As the details trickle out of the Annie Leibovitz battle with Art Capital Group, a couple of interesting patterns emerge. The first is the simple observation that two major artists have met their financial ruin in the quaqmire of West Village real estate. Though the Village remains a charming place to live, one wonders what magic allure has driven both Julian Schnabel and Annie Leibovitz to lose their fortunes over grandiose homes among cobblestone streets.
Second, it would appear that both sides in this battle have made a bad deal. Art Capital Group offers loans against collateral that greatly exceeds the value of the loan; but disposing of that collateral these days may be very difficult, especially with an uncooperative seller.

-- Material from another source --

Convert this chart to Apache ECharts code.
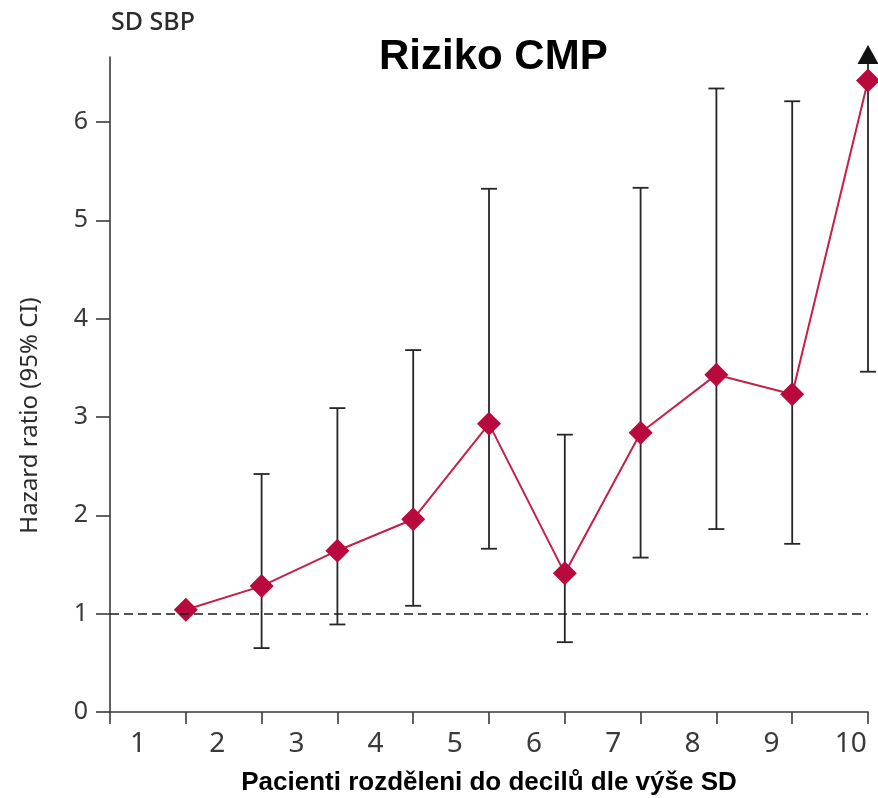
<!DOCTYPE html>
<html>
<head>
<meta charset="utf-8">
<script src="https://cdn.jsdelivr.net/npm/echarts@6/dist/echarts.min.js"></script>
<style>
  html, body { margin: 0; padding: 0; background: #ffffff; }
  #chart { width: 878px; height: 798px; }
</style>
</head>
<body>
<div id="chart"></div>
<script>
// Deciles of systolic BP variability (SD) and the stroke hazard ratio in each
const deciles = [1, 2, 3, 4, 5, 6, 7, 8, 9, 10];
const deciliLabels = ['1', '2', '3', '4', '5', '6', '7', '8', '9', '10'];
const hazardRatio = [1.04, 1.28, 1.64, 1.96, 2.93, 1.41, 2.84, 3.43, 3.23, 6.42];
// 95% CI; null lower = reference decile, null upper = bound beyond the axis
const ciLower = [null, 0.65, 0.89, 1.08, 1.66, 0.71, 1.57, 1.86, 1.71, 3.46];
const ciUpper = [null, 2.42, 3.09, 3.68, 5.32, 2.82, 5.33, 6.34, 6.21, null];
const yTicks = [0, 1, 2, 3, 4, 5, 6];
const referenceHR = 1;

const Y_MAX = 6.66;
const AXIS_COLOR = '#3a3a3a';
const BAR_COLOR = '#262626';
const LABEL_FONT = '"Noto Sans", "Open Sans", sans-serif';
const BOLD_FONT = '"Liberation Sans", Arial, sans-serif';

const pointData = deciles.map((d, i) => [d, hazardRatio[i]]);
const errorData = deciles
  .map((d, i) => ciLower[i] == null ? null
    : [d, ciLower[i], ciUpper[i] == null ? Y_MAX : ciUpper[i], ciUpper[i] == null ? 1 : 0])
  .filter(Boolean);

function renderErrorBar(params, api) {
  const x = api.value(0);
  const lo = api.coord([x, api.value(1)]);
  const hi = api.coord([x, api.value(2)]);
  const open = api.value(3) === 1;
  const cap = 8;
  const style = { stroke: BAR_COLOR, lineWidth: 1.8, fill: null };
  const children = [
    { type: 'line', shape: { x1: lo[0], y1: lo[1], x2: hi[0], y2: hi[1] }, style },
    { type: 'line', shape: { x1: lo[0] - cap, y1: lo[1], x2: lo[0] + cap, y2: lo[1] }, style }
  ];
  if (open) {
    children.push({
      type: 'polygon',
      shape: { points: [[hi[0], hi[1] - 12], [hi[0] - 10.5, hi[1] + 7], [hi[0] + 10.5, hi[1] + 7]] },
      style: { fill: '#111111' }
    });
  } else {
    children.push({ type: 'line', shape: { x1: hi[0] - cap, y1: hi[1], x2: hi[0] + cap, y2: hi[1] }, style });
  }
  return { type: 'group', children };
}

const chart = echarts.init(document.getElementById('chart'), null, { renderer: 'canvas' });

chart.setOption({
  animation: false,
  backgroundColor: '#ffffff',
  title: [
    {
      text: 'Riziko CMP',
      left: 374, top: 31,
      textStyle: { fontFamily: BOLD_FONT, fontWeight: 'bold', fontSize: 42, color: '#000000' }
    },
    {
      text: 'SD SBP',
      left: 106, top: 5,
      textStyle: { fontFamily: LABEL_FONT, fontWeight: 500, fontSize: 25, color: '#2b2b2b' }
    }
  ],
  grid: { left: 110, right: 10, top: 57, bottom: 86, containLabel: false, outerBoundsMode: 'none' },
  xAxis: [
    {
      type: 'value', min: 0, max: 10, interval: 1, position: 'bottom',
      axisLine: { show: true, lineStyle: { color: AXIS_COLOR, width: 1.6 } },
      axisTick: { show: true, length: 12, lineStyle: { color: AXIS_COLOR, width: 1.6 } },
      axisLabel: { show: false },
      splitLine: { show: false },
      name: 'Pacienti rozděleni do decilů dle výše SD',
      nameLocation: 'middle', nameGap: 58,
      nameTextStyle: { fontFamily: BOLD_FONT, fontWeight: 'bold', fontSize: 26, color: '#000000' }
    },
    {
      type: 'value', min: 0.646, max: 10.217, position: 'bottom', offset: 0,
      axisLine: { show: false },
      axisTick: { show: false },
      splitLine: { show: false },
      axisLabel: {
        customValues: deciles,
        formatter: (v) => deciliLabels[deciles.indexOf(v)] || '',
        margin: 18,
        fontFamily: LABEL_FONT, fontSize: 28, color: '#3a3a3a'
      }
    }
  ],
  yAxis: {
    type: 'value', min: 0, max: Y_MAX,
    axisLine: { show: true, lineStyle: { color: AXIS_COLOR, width: 1.6 } },
    axisTick: { show: true, length: 14, customValues: yTicks, lineStyle: { color: AXIS_COLOR, width: 1.6 } },
    axisLabel: {
      customValues: yTicks, margin: 22,
      fontFamily: LABEL_FONT, fontSize: 25, color: '#3a3a3a'
    },
    splitLine: { show: false },
    name: 'Hazard ratio (95% CI)',
    nameLocation: 'middle', nameRotate: 90, nameGap: 68,
    nameTextStyle: { fontFamily: LABEL_FONT, fontSize: 24, color: '#2b2b2b', padding: [0, 62, 0, 0] }
  },
  series: [
    {
      type: 'custom',
      xAxisIndex: 0, yAxisIndex: 0,
      renderItem: renderErrorBar,
      encode: { x: 0, y: [1, 2] },
      data: errorData,
      clip: false,
      z: 2,
      markLine: {
        silent: true, symbol: ['none', 'none'], label: { show: false },
        lineStyle: { color: '#1a1a1a', width: 1.7, type: [9, 5] },
        data: [{ yAxis: referenceHR }]
      }
    },
    {
      type: 'line',
      xAxisIndex: 0, yAxisIndex: 0,
      data: pointData,
      symbol: 'diamond', symbolSize: 24,
      itemStyle: { color: '#b80a3c' },
      lineStyle: { color: '#c51f4a', width: 2 },
      clip: false,
      z: 3
    }
  ]
});
</script>
</body>
</html>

The danger in doing business with a firm like ACG is that a short-term loan will end up becoming a flat out distressed sale.
Something like that seems to have happened here as financial blogger Felix Salmon points out while quoting the complaint:
“Plaintiff obtained an appraisal for certain of the Fine Art Collateral which exceeds the loan amount and, if sold at that amount, would not only allow Defendants to satisfy their loan and other obligations to Plaintiff and its affiliate, but also allow Leibovitz to earn a profit, and to obtain financial comfort and financial stability going forward”
The implication here is that ACG can sell the Leibovitz photography rights for a sum well in excess of $24 million, pay itself commission, pay off the loan, pay off the “other obligations”, and still have enough left over to keep Leibovitz in “financial comfort and financial stability”. Her homes wouldn’t even need to be sold at all.
In other words, Leibovitz had to pledge her most valuable possession, her work, as collateral for a short term loan to set her finances in order. Timing appears to have been an issue here as well. In June 2008, the art market remained strong, Leibovitz’s art and real estate assets were likely to be appraised well.
Bloomberg gets a dealer on the record commenting on the odd nature of the deal:
“It’s like the Beatles’ signing away their catalog,” said Helene Winer, co-owner of New York’s Metro Pictures gallery, which represents photographer Cindy Sherman. “It’s a very odd thing to do, to give away control over your work.”
One assumes Leibovitz and her advisers set to work raising money right after they secured the $22 million short-term loan that ACG offered. [Felix Salmon points out in the comments that Leibovitz was prevented by her agreements from selling any of the assets pledged against the loan. That raises the big question: where did she hope to get $24m to satisfy the short-term loan?]
After all, that would be the purpose of a short-term loan from ACG, you pledge something worth a lot more than $22 million in order to buy the time to make other financial arrangements. Except you might not have foreseen the global financial crisis that would make it nearly impossible to execute a large art or real estate transaction for a year or more.
Worse, it appears that Leibovitz went back to ACG in December to improve her loan terms but also receive more money. In increasing her loan to $24 million, she reduced her interest rate by 2.75% but increased her exposure to ACG by agreeing to a sale of her body of work. Here’s the New York Times:
In December, Ms. Leibovitz entered into another agreement with Art Capital and its subsidiary, which increased her credit line to $24 million and lowered her interest rate. In exchange, she signed a sales agreement that authorized Art Capital to sell the rights to her photographs and her homes, and to collect a commission on those sales, the suit alleges. The proceeds of such a sale would be used to pay back the $24 million Ms. Leibovitz had by then taken out, and to pay off fees and commissions to Art Capital, with anything left over to go to the photographer.
In the eight months since the new deal was made, Leibovitz’s team doesn’t seem to have been able to pull off a sale a deal that would replace the $24 million. What could they have been planning in December? Who were they planning to get the money from and how? Did something fall through because the financial crisis froze photography and real estate markets? What role has the collapse of the media played in their miscalculation?
Whatever the miscalculations, time is running out on Leibovitz’s loan–the $24 million is due in September. A serious stalemate has developed. Both sides have a lot of leverage. But the situation may remain beyond the control of either side. It’s not clear ACG will have any better luck finding buyers for Leibovitz’s assets than she has.